| YOUR INSTRUCTIONS |
Take each line containing "this" and report it exactly as written.
## Start INPUT ROWS
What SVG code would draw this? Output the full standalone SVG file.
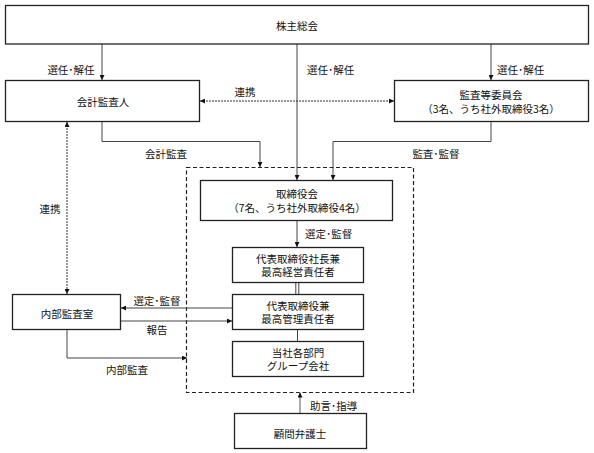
<svg xmlns="http://www.w3.org/2000/svg" width="594" height="453" viewBox="0 0 594 453">
<defs>
<marker id="ah" viewBox="0 0 10 10" refX="10" refY="5" markerWidth="5" markerHeight="5" orient="auto-start-reverse" markerUnits="userSpaceOnUse">
<path d="M0,0 L10,5 L0,10 z" fill="#111"/>
</marker>
</defs>
<style>
text{font-family:"Noto Sans CJK JP","Noto Sans CJK SC",sans-serif;font-size:10.5px;fill:#111;dominant-baseline:central}
.c{text-anchor:middle}
.box{fill:#fff;stroke:#222;stroke-width:1.3}
.ln{fill:none;stroke:#444;stroke-width:1}
.lg{fill:none;stroke:#888;stroke-width:1.4}
.dot{fill:none;stroke:#333;stroke-width:1;stroke-dasharray:2,1}
.dash{fill:none;stroke:#222;stroke-width:1.2;stroke-dasharray:4,2.5}
</style>
<rect width="594" height="453" fill="#fff"/>
<g id="group-box"><rect class="dash" x="186.5" y="167.5" width="227" height="225"/></g>
<g id="connectors">
<path class="ln" d="M102,44 V80" marker-end="url(#ah)"/>
<path class="ln" d="M297,44 V180" marker-end="url(#ah)"/>
<path class="ln" d="M491,44 V80" marker-end="url(#ah)"/>
<path class="dot" d="M200,101 H394" marker-start="url(#ah)" marker-end="url(#ah)"/>
<path class="ln" d="M102,122 V141.5 H260 V167" marker-end="url(#ah)"/>
<path class="ln" d="M491,122 V141.5 H333 V180" marker-end="url(#ah)"/>
<path class="ln" d="M297,220 V247" marker-end="url(#ah)"/>
<path class="ln" d="M295.8,282 V294 M298.8,282 V294"/>
<path class="ln" d="M297.5,329 V341"/>
<path class="lg" d="M300,413 V392.5" marker-end="url(#ah)"/>
<path class="dot" d="M67,122 V294" marker-start="url(#ah)" marker-end="url(#ah)"/>
<path class="ln" d="M232,308 H121" marker-end="url(#ah)"/>
<path class="ln" d="M121,321 H232" marker-end="url(#ah)"/>
<path class="ln" d="M67,330 V358 H187" marker-end="url(#ah)"/>
</g>
<g id="labels">
<text class="c" x="71" y="69">選任･解任</text>
<text x="307" y="69">選任･解任</text>
<text x="497" y="69">選任･解任</text>
<text class="c" x="245" y="91">連携</text>
<text class="c" x="166" y="153">会計監査</text>
<text class="c" x="436" y="153">監査･監督</text>
<text x="305" y="233">選定･監督</text>
<text class="c" x="50" y="208">連携</text>
<text class="c" x="157" y="300">選定･監督</text>
<text class="c" x="157" y="329">報告</text>
<text class="c" x="127" y="369">内部監査</text>
<text x="310" y="405">助言･指導</text>
</g>
<g id="shareholders"><rect class="box" x="5.5" y="5.5" width="583" height="38.5"/><text class="c" x="297" y="25">株主総会</text></g>
<g id="auditor"><rect class="box" x="5.5" y="80.5" width="194" height="41"/><text class="c" x="103" y="101">会計監査人</text></g>
<g id="audit-committee"><rect class="box" x="394.5" y="80.5" width="194" height="41"/><text class="c" x="491" y="94.5">監査等委員会</text><text class="c" x="491" y="108">（3名、うち社外取締役3名）</text></g>
<g id="board"><rect class="box" x="200.5" y="180.5" width="192" height="40"/><text class="c" x="297" y="193.5">取締役会</text><text class="c" x="297" y="207">（7名、うち社外取締役4名）</text></g>
<g id="ceo"><rect class="box" x="232.5" y="247.5" width="131" height="35"/><text class="c" x="298" y="258">代表取締役社長兼</text><text class="c" x="298" y="271.5">最高経営責任者</text></g>
<g id="cco"><rect class="box" x="232.5" y="294.5" width="131" height="35"/><text class="c" x="298" y="305">代表取締役兼</text><text class="c" x="298" y="318.5">最高管理責任者</text></g>
<g id="departments"><rect class="box" x="232.5" y="341.5" width="131" height="35"/><text class="c" x="298" y="352">当社各部門</text><text class="c" x="298" y="365.5">グループ会社</text></g>
<g id="internal-audit"><rect class="box" x="12.5" y="294.5" width="108" height="35"/><text class="c" x="67" y="313">内部監査室</text></g>
<g id="lawyer"><rect class="box" x="234.5" y="413.5" width="132" height="35"/><text class="c" x="300" y="433">顧問弁護士</text></g>
</svg>
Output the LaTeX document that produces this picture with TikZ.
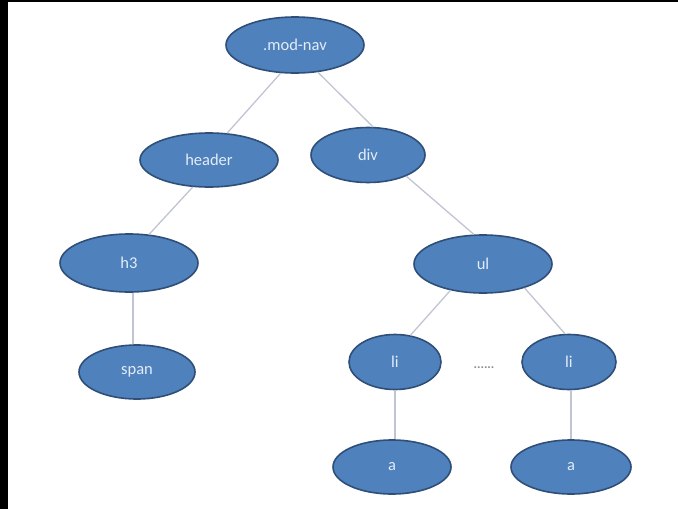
\documentclass[tikz,border=0pt]{standalone}
\usepackage{fontspec}
\setmainfont{Carlito}
\usetikzlibrary{shapes.geometric}
\definecolor{nodefill}{HTML}{4F81BD}
\definecolor{nodeline}{HTML}{2F4F78}
\definecolor{edgecol}{HTML}{BFC6D2}
\definecolor{txtcol}{HTML}{E3ECF7}
\begin{document}
\begin{tikzpicture}[x=1pt,y=-1pt,
  tnode/.style={ellipse, draw=nodeline, line width=1.6pt, fill=nodefill, inner sep=0pt,
    text=txtcol, font=\fontsize{16.5}{18}\selectfont},
  edge/.style={draw=edgecol, line width=1.3pt}]
\useasboundingbox (0,0) rectangle (678,509);
\fill[white] (0,0) rectangle (678,509);
\fill[black] (0,0) rectangle (8,509);
\fill[black] (0,0) rectangle (678,2);
\node[tnode, minimum width=138pt, minimum height=56pt] (root) at (295,45) {.mod-nav};
\node[tnode, minimum width=138pt, minimum height=54pt] (header) at (209,160) {header};
\node[tnode, minimum width=114pt, minimum height=55pt] (div) at (368,155) {div};
\node[tnode, minimum width=138pt, minimum height=58pt] (h3) at (129,263) {h3};
\node[tnode, minimum width=116pt, minimum height=54pt] (span) at (137,372) {span};
\node[tnode, minimum width=138pt, minimum height=58pt] (ul) at (483,264) {ul};
\node[tnode, minimum width=92pt, minimum height=55pt] (li1) at (395,362) {li};
\node[tnode, minimum width=94pt, minimum height=55pt] (li2) at (569,362) {li};
\node[tnode, minimum width=118pt, minimum height=54pt] (a1) at (392,467) {a};
\node[tnode, minimum width=120pt, minimum height=54pt] (a2) at (571,467) {a};
\node[font=\fontsize{13}{14}\selectfont\bfseries, text=gray!90] (dots) at (484,368) {......};
\draw[edge] (root.-117) -- (header.56);
\draw[edge] (root.-50) -- (div.80);
\draw[edge] (header.-121) -- (h3.55);
\draw[edge] ([xshift=4pt]h3.south) -- ([xshift=-4pt]span.north);
\draw[edge] (div.-29) -- (ul.107);
\draw[edge] (ul.-141) -- (li1.60);
\draw[edge] (ul.-30) -- (li2.98);
\draw[edge] (li1.south) -- ([xshift=3pt]a1.north);
\draw[edge] ([xshift=2pt]li2.south) -- (a2.north);
\end{tikzpicture}
\end{document}
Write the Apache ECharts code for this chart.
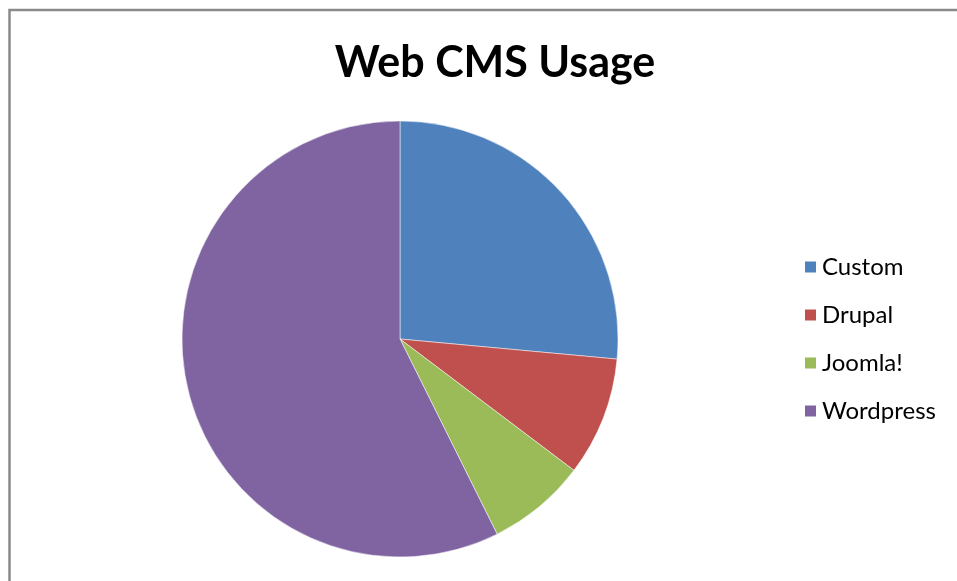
<!DOCTYPE html>
<html>
<head>
<meta charset="utf-8">
<script src="https://cdn.jsdelivr.net/npm/echarts@6/dist/echarts.min.js"></script>
<style>
html,body{margin:0;padding:0;background:#fff;}
#chart{width:957px;height:581px;}
</style>
</head>
<body>
<div id="chart"></div>
<script>
const categories = ['Custom', 'Drupal', 'Joomla!', 'Wordpress'];
const values = [18, 6, 5, 39];
const colors = ['#4F81BD', '#C0504D', '#9BBB59', '#8064A2'];
const titleText = 'Web CMS Usage';

const chart = echarts.init(document.getElementById('chart'));
chart.setOption({
  animation: false,
  backgroundColor: '#fff',
  color: colors,
  graphic: [{
    type: 'rect',
    shape: { x: 9.5, y: 10, width: 1000, height: 600 },
    style: { fill: 'none', stroke: '#8a8a8a', lineWidth: 2.5 },
    silent: true
  }],
  title: {
    text: titleText,
    left: 490,
    top: 37,
    textAlign: 'center',
    textStyle: { fontFamily: 'Lato', fontWeight: 'bold', fontSize: 43, color: '#000' }
  },
  legend: {
    orient: 'vertical',
    left: 798,
    top: 250,
    itemWidth: 13,
    itemHeight: 13,
    itemGap: 24,
    icon: 'rect',
    textStyle: { fontFamily: 'Lato', fontSize: 24, color: '#000', padding: [0, 0, 0, 0] },
    data: categories
  },
  series: [{
    type: 'pie',
    center: [400, 339],
    radius: [0, 218],
    startAngle: 90,
    clockwise: true,
    label: { show: false },
    labelLine: { show: false },
    itemStyle: { borderColor: '#fff', borderWidth: 0.5 },
    emphasis: { disabled: true },
    data: categories.map((c, i) => ({ name: c, value: values[i] }))
  }]
});
</script>
</body>
</html>
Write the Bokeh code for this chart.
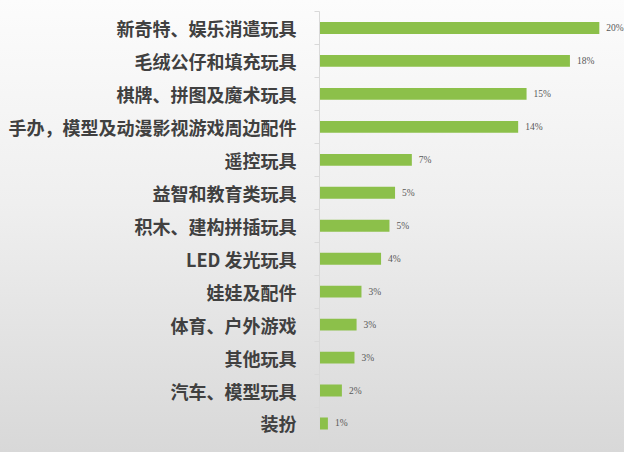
## End INPUT ROWS
| FINAL RESULT |
What SVG code would draw this? Output the full standalone SVG file.
Output the LaTeX document that produces this picture with TikZ.
Write the Apache ECharts code for this chart.
Write the Bokeh code for this chart.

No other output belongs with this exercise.